RDH: (laughs) Because of the time I spent in the burn ward I probably am not as freaked out as some people would be, but when I went to visit the Las Vegas coroner…TV sanitizes everything; we have this electron ic music playing, and there are blue lights and smoke and stainless steel and all that. The Vegas morgue looked as if Bob Marley and the Wailers had gone on an LSD ram page. I mean, bodies were crammed all over. There were about six guys with big red mechanics’ tool boxes, and one of them was wearing a Rasta hat and burning incense at his station as they were all slicing and dicing. I had to double mask because the stench was so horrible. I’d never been so aware of who was alive and who was dead. The bodies just looked like suits that aliens had dropped out of the sky; they had a bad Sci-fi look to them. It wasn’t all dignified the way we think it should be.
CC: So steer clear of method acting when it involves morgues. Any other tips for your fellow actors?
RDH: When a casting director asks, “Can you do this?” the actor needs to be honest. “Yes, I can do that. I can do it well,” or “I can’t do it the way you’re thinking, but I can do it this way.” All of us who have some sort of disability have to get creative; we have to figure out ways to do the things we want to do.
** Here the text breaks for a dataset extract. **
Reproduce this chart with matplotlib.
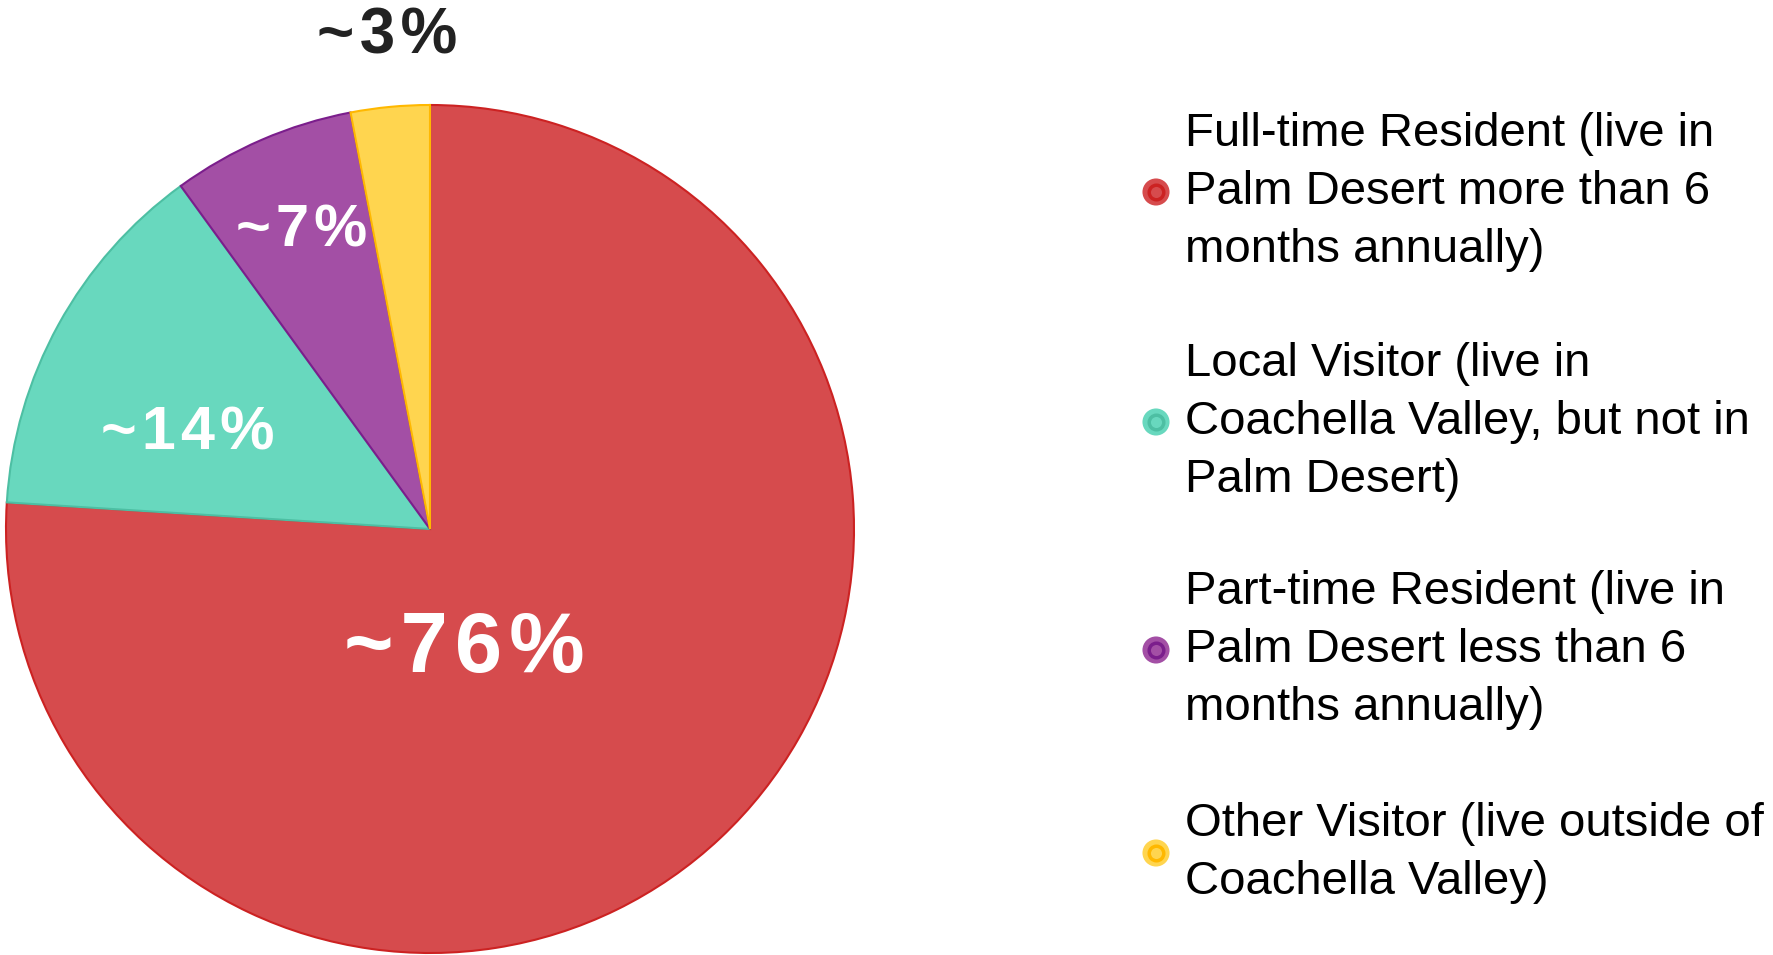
import matplotlib.pyplot as plt

plt.rcParams['font.family'] = ['Liberation Sans', 'DejaVu Sans']

categories = ["Full-time Resident (live in\nPalm Desert more than 6\nmonths annually)",
              "Local Visitor (live in\nCoachella Valley, but not in\nPalm Desert)",
              "Part-time Resident (live in\nPalm Desert less than 6\nmonths annually)",
              "Other Visitor (live outside of\nCoachella Valley)"]
values = [76, 14, 7, 3]
pct_labels = ["~76%", "~14%", "~7%", "~3%"]

colors = ["#D64B4D", "#68D8BE", "#A34FA5", "#FFD54F"]
edge_colors = ["#CC2222", "#4DBFA3", "#7B1E8C", "#FFB800"]

W, H = 1773, 955
fig = plt.figure(figsize=(W / 100, H / 100), dpi=100)

# pie axes: centre (430, 529) px, radius 424 px
cx, cy, r = 430, 529, 424
ax = fig.add_axes([(cx - r) / W, (H - cy - r) / H, 2 * r / W, 2 * r / H])
wedges, _ = ax.pie(values, colors=colors, startangle=90, counterclock=False,
                   wedgeprops=dict(linewidth=1.5))
for w, ec in zip(wedges, edge_colors):
    w.set_edgecolor(ec)
ax.set_xlim(-1.0, 1.0)
ax.set_ylim(-1.0, 1.0)
ax.axis("off")

# wider letter spacing, as in the original
def spaced(s):
    return "\u200a".join(s)

label_pos = [(0.08, -0.285), (-0.572, 0.224), (-0.302, 0.703), (-0.1, 1.162)]
label_size = [61, 44, 43, 46]
label_color = ["white", "white", "white", "#222222"]
for txt, (x, y), fs, c in zip(pct_labels, label_pos, label_size, label_color):
    ax.text(x, y, spaced(txt), ha="center", va="center", fontsize=fs,
            fontweight="bold", color=c, clip_on=False)

# legend
lax = fig.add_axes([0, 0, 1, 1])
lax.set_xlim(0, W)
lax.set_ylim(H, 0)
lax.axis("off")
legend_y = [192, 422, 650, 853]
for name, y, c, ec in zip(categories, legend_y, colors, edge_colors):
    lax.scatter([1156], [y], s=380, color=c, edgecolors="none")
    lax.scatter([1156], [y], s=110, color=c, edgecolors=ec, linewidths=2.5)
    lax.text(1185, y, name, ha="left", va="center", fontsize=34,
             linespacing=1.4, color="black")

fig.savefig("out.png", dpi=100)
If I want to go swimming, do I think, “I don’t have legs, so therefore I can’t swim?” No. I think, “Well, I can have a little fin fashioned by my prosthetist to help me swim faster.”
CC: Any final thoughts?
RDH: I have more CSI swag than you know. (both laugh) Someday I’m going to be an old geezer on eBay writing. “Original CSI …” (laughs)
I’m hoping the best is yet to come. I always have operated that way. Maybe it’s denial because mortality does rear it’s ugly head, but you keep hoping there is more and that one thing will lead to another. I know that when one door shuts another door opens.